Become a better telescope mirror maker

Well sure, apprentice with an expert, study the literature paying particular attention to the writings of the first opticians who faced the initial barrage of obstacles to overcome, and check-in with fellow mirror makers.

There is more than that though. Here’s my story or how I learned to be super cautious with optics making.

I'm the type to read all the books, study all the literature, especially going back in time to the early practitioners who faced the initial blast of problems.

My first mirrors, well, to be blunt, were pretty hit and miss. Some were awesome and some were terrible. How could that be? I dutifully followed the instructions in the telescope making books. Was it going to be necessary to star test each mirror, then redo it if it turned out badly?

About that time I took physics lab in college. It wasn't like in high school where we could 'fudge' the experiment with a wink and a nod. What I learned above all else is that experiments are hard for very real and for cognitive reasons.

I learned to over compensate for my over-confidence by surrounding myself with every conceivable test. I used Foucault and Caustic and Poor-Man's Caustic and Ronchi and Star Test; much later I experimented with Hartman. But you know what I learned from all that is that it is stupid to blindly over-test. It lowers the odds of a bad mirror escaping for sure, but I didn't really learn more than testing is hard.

What I really needed was an understanding of what I wanted to accomplish with the mirror and how to test for those seminal requirements. So I studied various ways that the masters broke down mirror making. I picked an optimal path of fewer steps with sharpened goals: generating the curve by rough grinding, fine grinding to repair the damage caused by rough grinding, polishing to repair the damage caused by fine grinding. And most of all, I studied the various approaches to parabolizing such as small and large tools, deepening the center versus deepening the edge. I selected tests to verify each stage. For instance, the polishing stage doesn’t need an accurate wave rating because the mirror is nowhere near parabolized, but the polishing stage does need a test for large and small scale smoothness in order to answer the question, “Am I done with polishing? Can I commence a parabolizing run?”

And it turned out that that wasn't enough.

What I discovered over the years was that I needed a self-adapting process that I could learn from, that would alter and improve my technique for every unique mirror situation.

So that's why I am so eager to grab people by the shoulders and get them to see that it's not just about the stages and the tests, but how they are used and for what purpose and at what stage in the mirror making process.

That's why I do not think it very enlightened to use a single test all the way through. But that's the common approach, and so people end up arguing test 'x' is better than test 'y', and nonsense like, 'I'll show you a bad mirror made using test y, therefore test y is bad'.

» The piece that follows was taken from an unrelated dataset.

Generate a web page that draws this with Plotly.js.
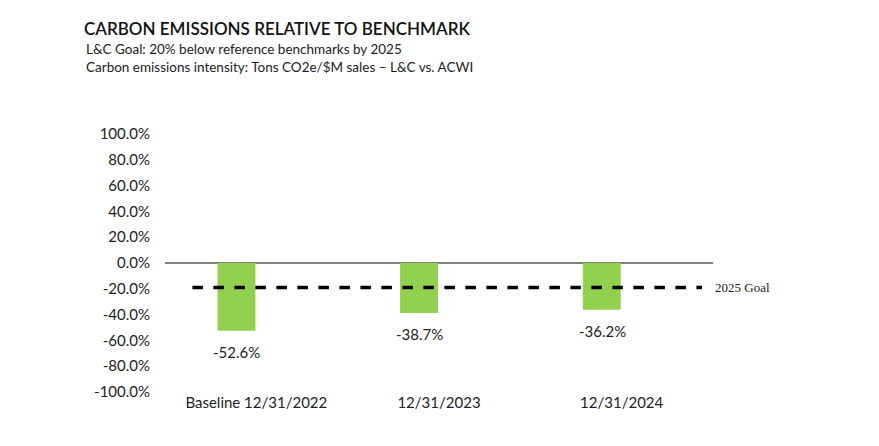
<!DOCTYPE html>
<html>
<head>
<meta charset="utf-8">
<script src="https://cdn.plot.ly/plotly-3.0.1.min.js"></script>
<style>html,body{margin:0;padding:0;background:#fff;}#chart{width:879px;height:446px;}</style>
</head>
<body>
<div id="chart"></div>
<script>
const categories = ["Baseline 12/31/2022", "12/31/2023", "12/31/2024"];
const values = [-52.6, -38.7, -36.2];
const goalValue = -19;
const goalLabel = "2025 Goal";
const yTicks = [100, 80, 60, 40, 20, 0, -20, -40, -60, -80, -100];
const yTickText = yTicks.map(v => v.toFixed(1) + "%");

const bars = {
  type: "bar",
  x: categories,
  y: values,
  width: 0.208,
  offset: -0.213,
  marker: {color: "#92d050"},
  hoverinfo: "none"
};

const valueLabels = categories.map((c, i) => ({
  text: values[i].toFixed(1) + "%", xref: "x", yref: "y", x: c, y: values[i],
  xshift: -19.5, yshift: -10, xanchor: "center", yanchor: "top", showarrow: false,
  font: {family: "Lato, sans-serif", size: 15, color: "#222"}
}));

const layout = {
  width: 879, height: 446,
  margin: {l: 165, r: 166, t: 134, b: 54},
  paper_bgcolor: "#fff", plot_bgcolor: "#fff",
  showlegend: false,
  title: {text: "CARBON EMISSIONS RELATIVE TO BENCHMARK", x: 84/879, xanchor: "left", xref: "container",
          y: 1 - 29/446, yanchor: "middle", yref: "container", pad: {t: 0, b: 0},
          font: {family: "Lato, sans-serif", size: 17, color: "#111", weight: 600}},
  xaxis: {
    type: "category", range: [-0.5, 2.5], showgrid: false, showline: false, zeroline: false,
    ticks: "", tickfont: {family: "Lato, sans-serif", size: 15, color: "#222"},
    fixedrange: true
  },
  yaxis: {
    range: [-100, 100], tickvals: yTicks, ticktext: yTickText, showgrid: false,
    zeroline: true, zerolinecolor: "#808080", zerolinewidth: 1.5, showline: false, ticks: "",
    tickfont: {family: "Lato, sans-serif", size: 15, color: "#222"}, ticklabelstandoff: 14,
    fixedrange: true
  },
  shapes: [{
    type: "line", xref: "x", yref: "y", x0: -0.35, x1: 2.44, y0: goalValue, y1: goalValue,
    line: {color: "#000", width: 3.5, dash: "dash"}
  }],
  annotations: [
    {text: "L&C Goal: 20% below reference benchmarks by 2025", xref: "paper", yref: "paper",
     x: (84-165)/548, y: 1 + (134-48.5)/258, xanchor: "left", yanchor: "middle", showarrow: false,
     font: {family: "Lato, sans-serif", size: 13.5, color: "#222"}},
    {text: "Carbon emissions intensity: Tons CO2e/$M sales – L&C vs. ACWI", xref: "paper", yref: "paper",
     x: (84-165)/548, y: 1 + (134-67)/258, xanchor: "left", yanchor: "middle", showarrow: false,
     font: {family: "Lato, sans-serif", size: 13.5, color: "#222"}},
    {text: goalLabel, xref: "x", yref: "y", x: 2.5, y: goalValue, xanchor: "left", yanchor: "middle", xshift: 0, showarrow: false,
     font: {family: "Liberation Serif, serif", size: 13, color: "#222"}}
  ].concat(valueLabels)
};

Plotly.newPlot("chart", [bars], layout, {displayModeBar: false, staticPlot: true});
</script>
</body>
</html>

Keeping in mind that there are 20 ways to make a mirror for every 10 opticians then surely we can do better. With the OODA loop (Observe, Orient, Decide, Act) I have been able to push hard on the boundaries of what is commonly accepted as the limits to amateur mirror making.

One of the good uses of OODA is the idea of validated learning (I hate the concept of 'failing quick' by the way, it's perverse). So I don't as much make mirrors as attempt to learn from them. For example when I made my 13.2 inch [34cm] f3.0 meniscus constant thickness mirror, I systematically attempted to parabolize the mirror a dozen different ways. From that emerged a standard approach to smoothly parabolizing a very fast mirror using of all things a slightly oversized pitch lap.

It’s not sufficient to learn a test well and to stick to the same approach for every mirror. In my mind these are but ingredients to be used in making a tasty meal. Shall I say, “Food for thought?”